Following in the victims’ footsteps
Getting to ‘know’ these people was amazing, but it did make it all the harder to walk around the site, taking the same path as many of them did, into the showers, then onto the gas chambers. Signs in each of the rooms you visit tell you in detail about what happened within their walls, often joined by physical reminders, such as stains made by the gas, or empty gas canisters piled up in a cupboard. I ran through a whole gamut of emotions; from numb to furious, from frustrated to devastated, as I learnt more and more about how they both lived and died.
The history of Majdanek
With each building I explored I discovered more about the site, seeing plans for its original expansion and learning all about the horrors of Operation Reinhardt and the ‘Harvest Festival’, in addition to visiting a beautiful artistic memorial requested by the survivors, and even the god-awful crematoria.
The sky darkened with every barrack I visited and it just felt so right when the heavens finally opened – I cannot imagine being here on a day full of sunshine and fluffy little clouds.
I became lost for words when I walked inside one of the barracks to come face to face with 430,000 shoes piled from floor to ceiling, or saw the tiny cramped bunks that the prisoners would try to find rest in – those lucky enough to have a bed that is.

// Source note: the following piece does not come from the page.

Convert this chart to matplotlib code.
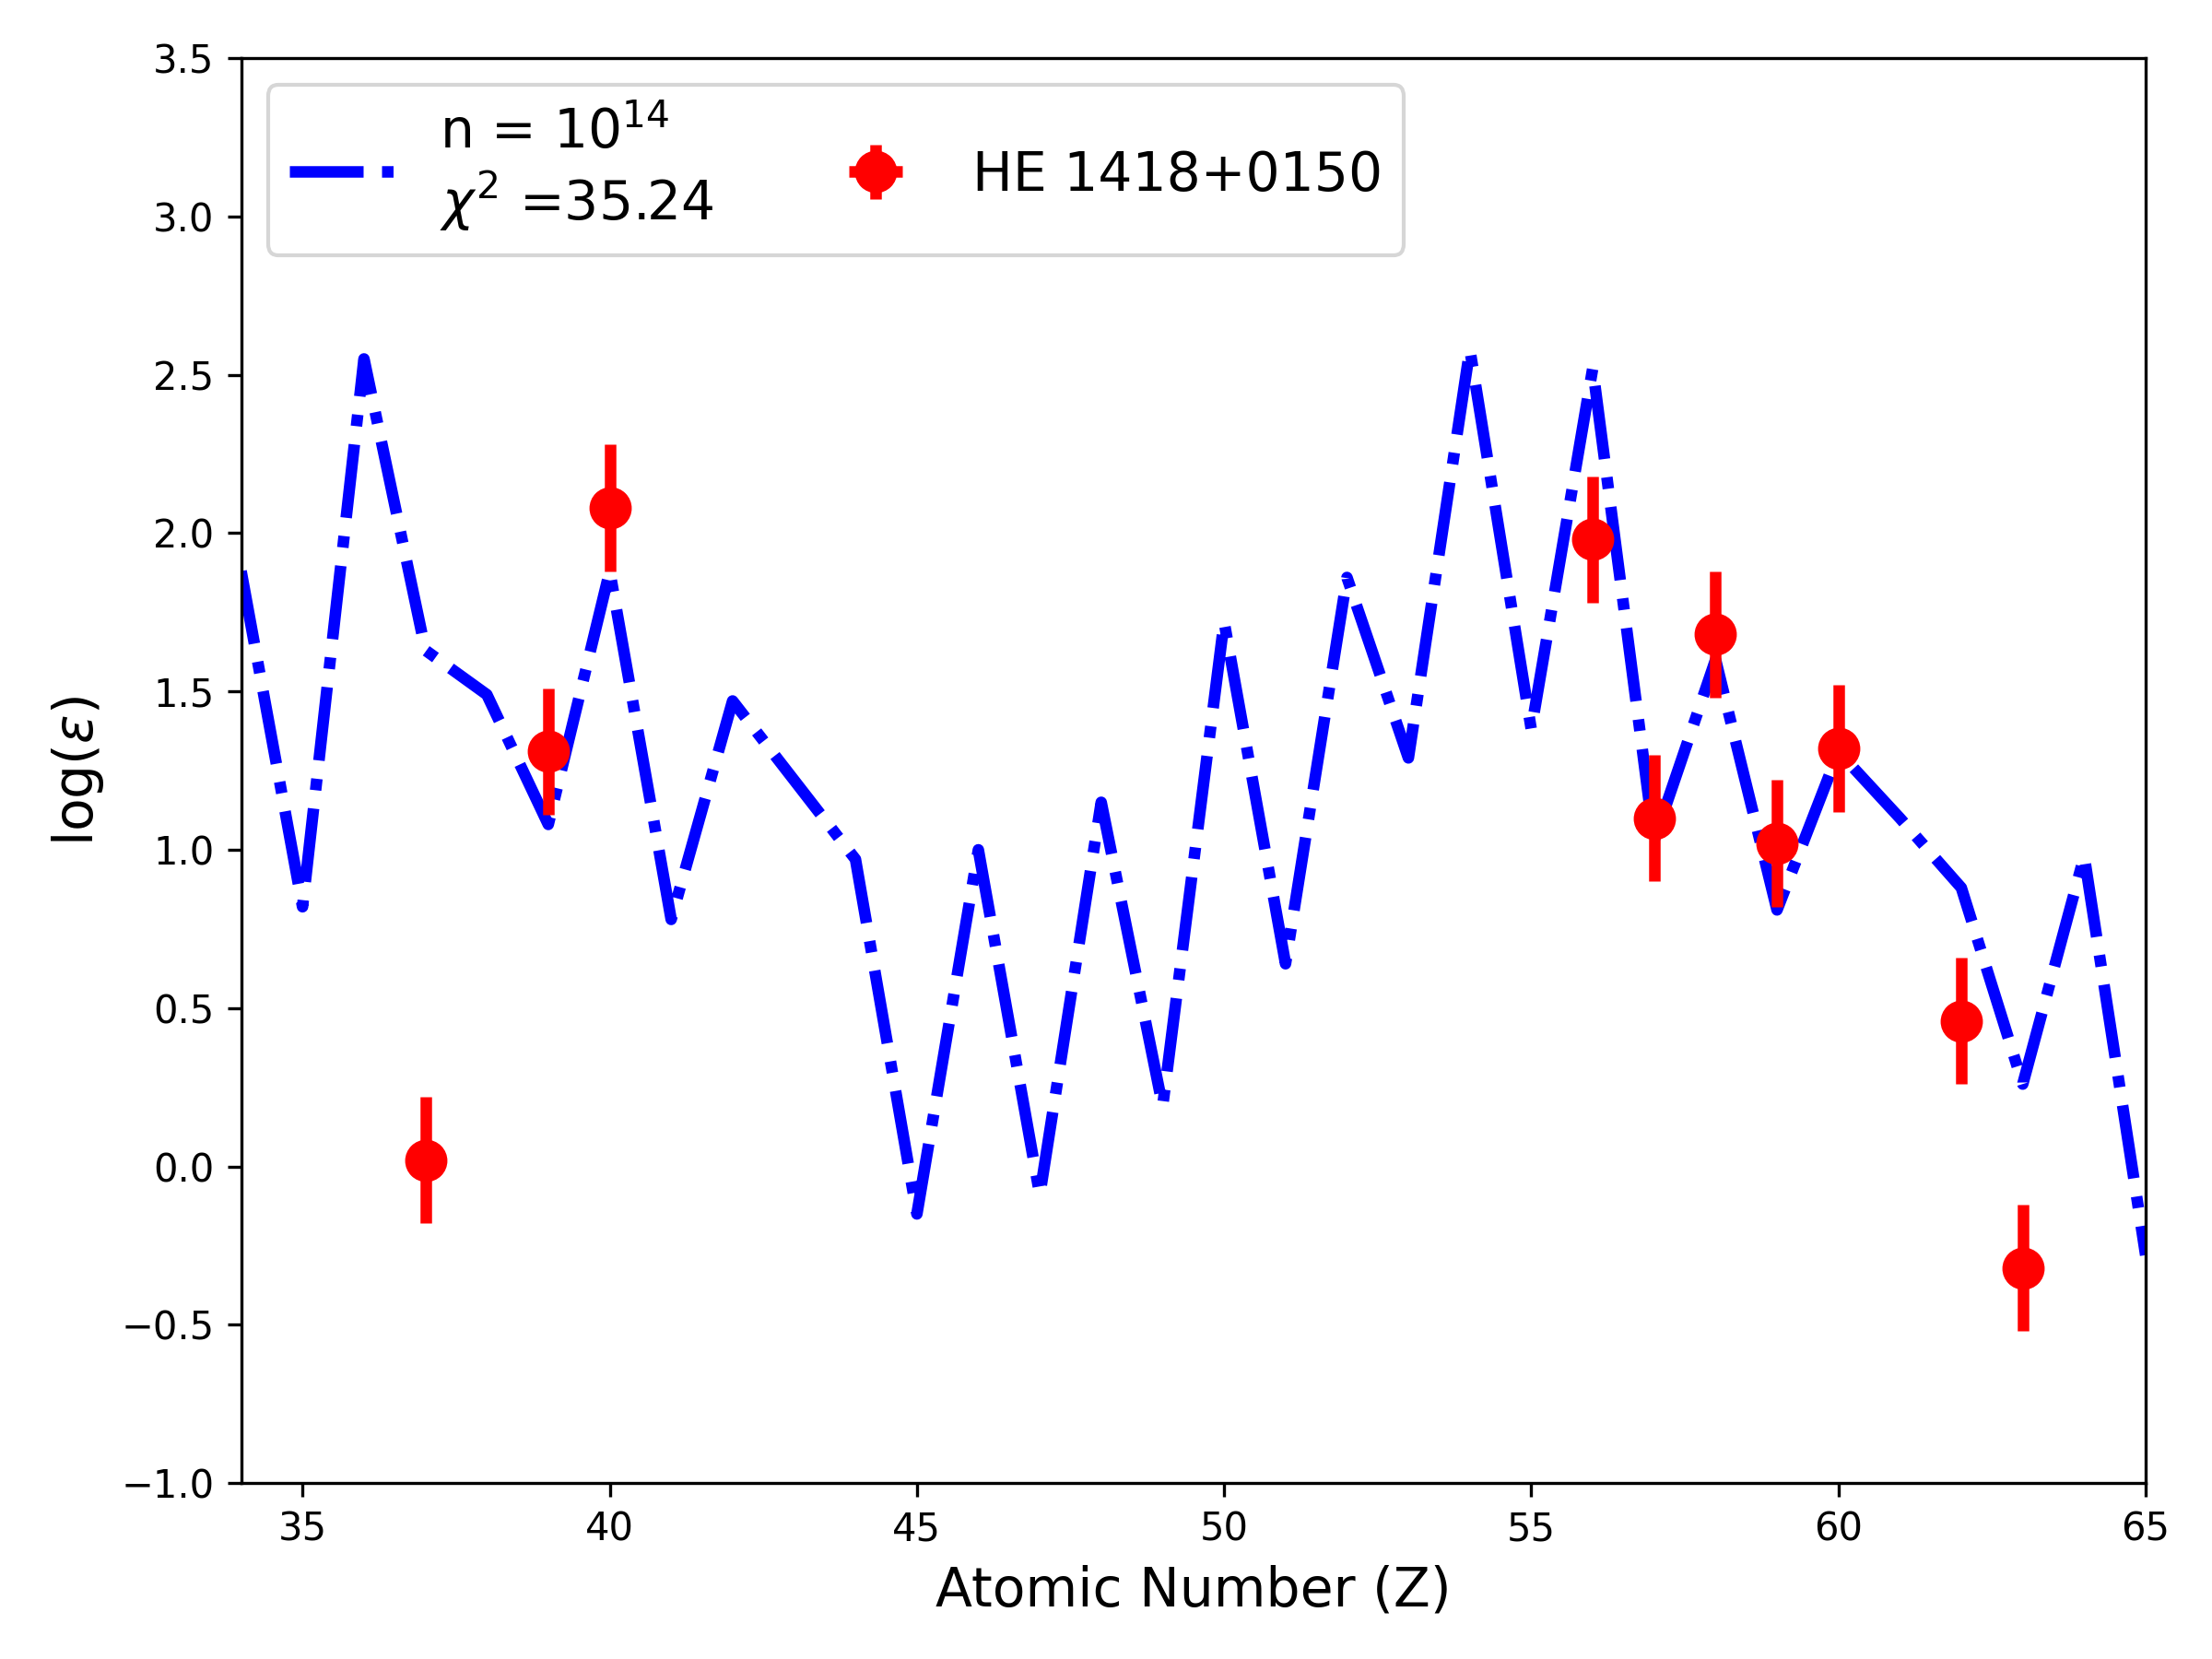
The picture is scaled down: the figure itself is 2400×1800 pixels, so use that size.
import numpy as np
import matplotlib
matplotlib.use("Agg")
import matplotlib.pyplot as plt

# model abundance pattern, n = 1e14
model_z = list(range(34, 66))
model_logeps = [1.88, 0.82, 2.55, 1.63, 1.49, 1.08, 1.88, 0.78, 1.47, 1.22,
                0.97, -0.15, 1.00, -0.09, 1.15, 0.19, 1.72, 0.64, 1.86, 1.29,
                2.58, 1.38, 2.52, 1.03, 1.60, 0.81, 1.31, 1.10, 0.88, 0.26,
                0.98, -0.28]

# observed star
obs_z = [37, 39, 40, 56, 57, 58, 59, 60, 62, 63]
obs_logeps = [0.02, 1.31, 2.08, 1.98, 1.10, 1.68, 1.02, 1.32, 0.46, -0.32]
obs_err = [0.2, 0.2, 0.2, 0.2, 0.2, 0.2, 0.2, 0.2, 0.2, 0.2]
obs_zerr = [0, 0, 0, 0, 0, 0, 0, 0, 0, 0]

fig, ax = plt.subplots(figsize=(8, 6), dpi=300)
ax.plot(model_z, model_logeps, color='blue', linestyle='-.', linewidth=3,
        label='n = $10^{14}$\n$\\chi^2$ =35.24')
ax.errorbar(obs_z, obs_logeps, yerr=obs_err, xerr=obs_zerr, fmt='o',
            color='red', markersize=10, elinewidth=3, label='HE 1418+0150')

ax.set_xlim(34, 65)
ax.set_ylim(-1.0, 3.5)
ax.set_xlabel('Atomic Number (Z)', fontsize=14)
ax.set_ylabel(r'log($\epsilon$)', fontsize=14)
ax.legend(loc='upper left', ncol=2, fontsize=14)

plt.subplots_adjust(left=0.109, right=0.970, top=0.965, bottom=0.106)
plt.savefig('out.png')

However, the most chilling experience was the coming to the end of the long walk up to the mausoleum, where I discovered a vast umbrella of concrete that covers a literal hill of human ashes.
A trip to Majdanek is not for the faint of heart. It is a tough experience, but in my personal opinion, an important one. What’s particularly hard to face is that some of the first buildings you come to are the showers and gas chambers, so I do recommend being mentally prepared.
I still get goose bumps when I think back to my visit – just writing this piece brings back all the emotions. Even so, I am glad I visited and that I got to share so many stories of hope and better understand the strength of the amazing people that lived and died here. I hope their stories will continue to live on, and that the horrors they experienced – many of which are still happening somewhere in the world even today – will eventually be relegated to the dark pages of history for good.